Optical Character Recognition (OCR)

Technology that converts images of text into machine-readable characters.

What Is OCR?

Optical Character Recognition (OCR) is a technology that analyzes an image containing text and converts it into editable, machine-readable characters. When you scan a paper invoice and a computer can "read" the numbers on it, OCR is what made that possible.

OCR has been around since the 1960s and is now embedded in operating systems, scanners, phones, and most document management platforms. Modern OCR engines like Tesseract and those built into Adobe Acrobat achieve high accuracy on clean, typed text in standard fonts.

How OCR Works Technically

OCR processes documents in several stages:

Pre-processing — The image is cleaned up: contrast adjusted, noise removed, pages de-skewed, and resolution normalized. This step has a large impact on accuracy for poor-quality scans.

Layout detection — The engine identifies blocks of text, paragraphs, lines, and individual character bounding boxes.

Character recognition — Each character is compared against a trained model of known character shapes. Modern engines use neural networks (LSTMs) rather than the older template-matching approach.

Post-processing — A language model may be applied to fix common OCR errors (distinguishing "0" from "O", "1" from "l", etc.) based on surrounding context.

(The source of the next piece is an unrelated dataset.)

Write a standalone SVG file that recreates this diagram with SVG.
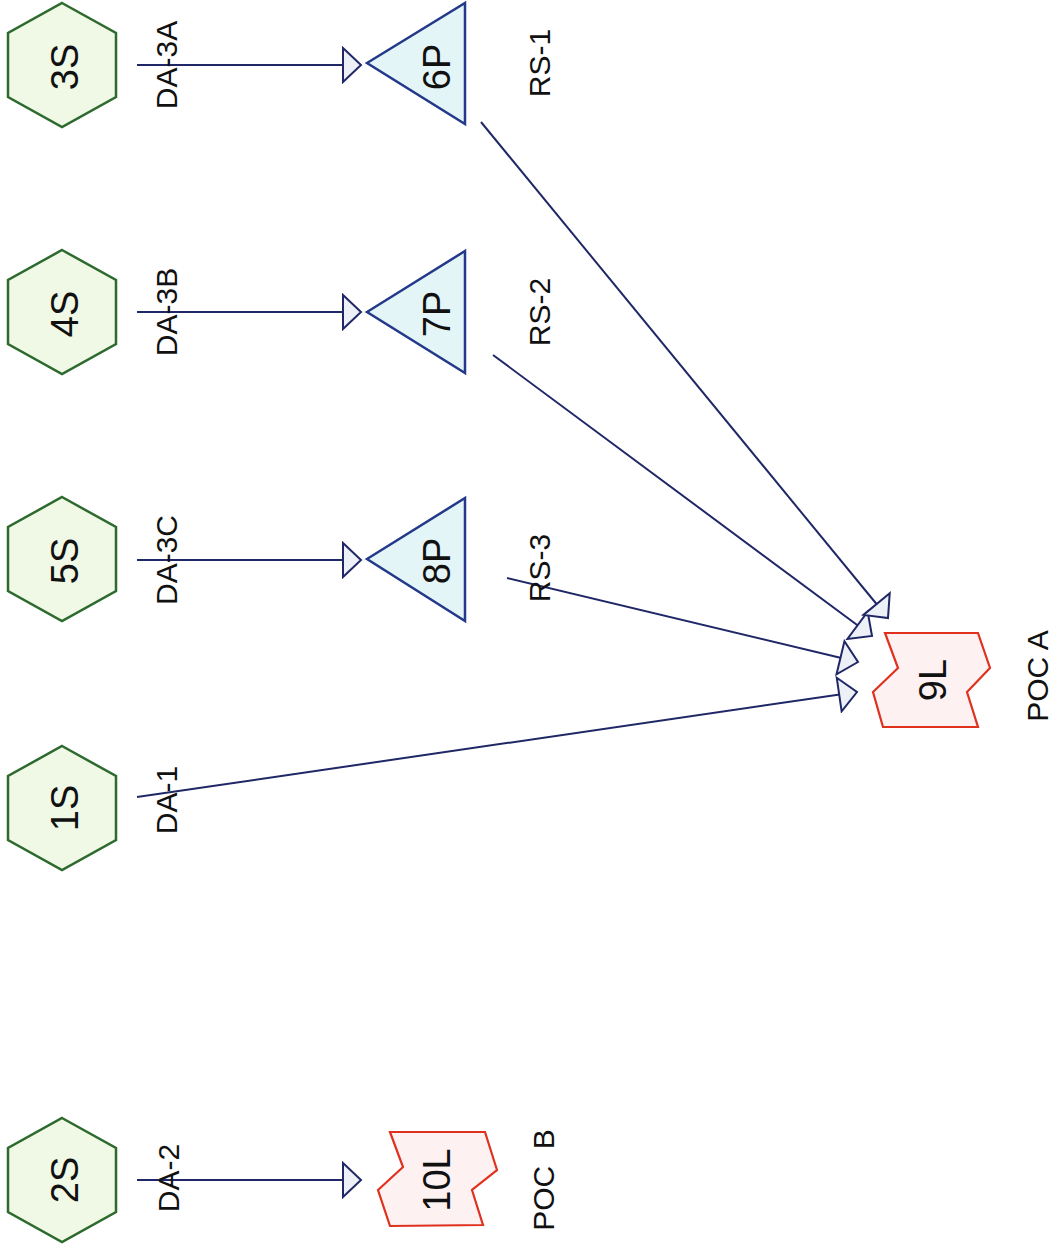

OCR's Role in Invoice Processing

OCR is often the first step in an invoice processing pipeline — it converts a scanned PDF or image into raw text that can then be analyzed. Without OCR, a scanned invoice is just pixels; OCR makes the text accessible.

However, raw OCR output is unstructured. It might correctly identify that "249.00" appears on an invoice but have no idea whether that's the subtotal, the tax, or a line item price. OCR gives you characters; it doesn't give you meaning.

OCR Limitations for Invoices

This is the critical limitation: OCR does not understand document structure or context. Every vendor arranges their invoice differently. Some put the vendor name top-left, others top-center. Some label the total "Amount Due," others "Balance," others "Total." OCR alone cannot reliably extract the right field from the right place across diverse vendor formats.

Traditional OCR-based extraction tools work around this with templates — pre-defined rules for each vendor's layout. This requires setup time per vendor and breaks when a vendor changes their invoice design.

How AI Extraction Differs

AI-based invoice extraction uses large vision and language models that understand the semantic meaning of invoice fields regardless of layout. The model reads "Amount Due: $1,249.00" or "Total: $1,249.00" or "Balance Payable: $1,249.00" and correctly identifies all three as the invoice total — no template required.

AI extraction uses OCR as a component (to get the text) but adds a reasoning layer on top that template-based OCR tools lack.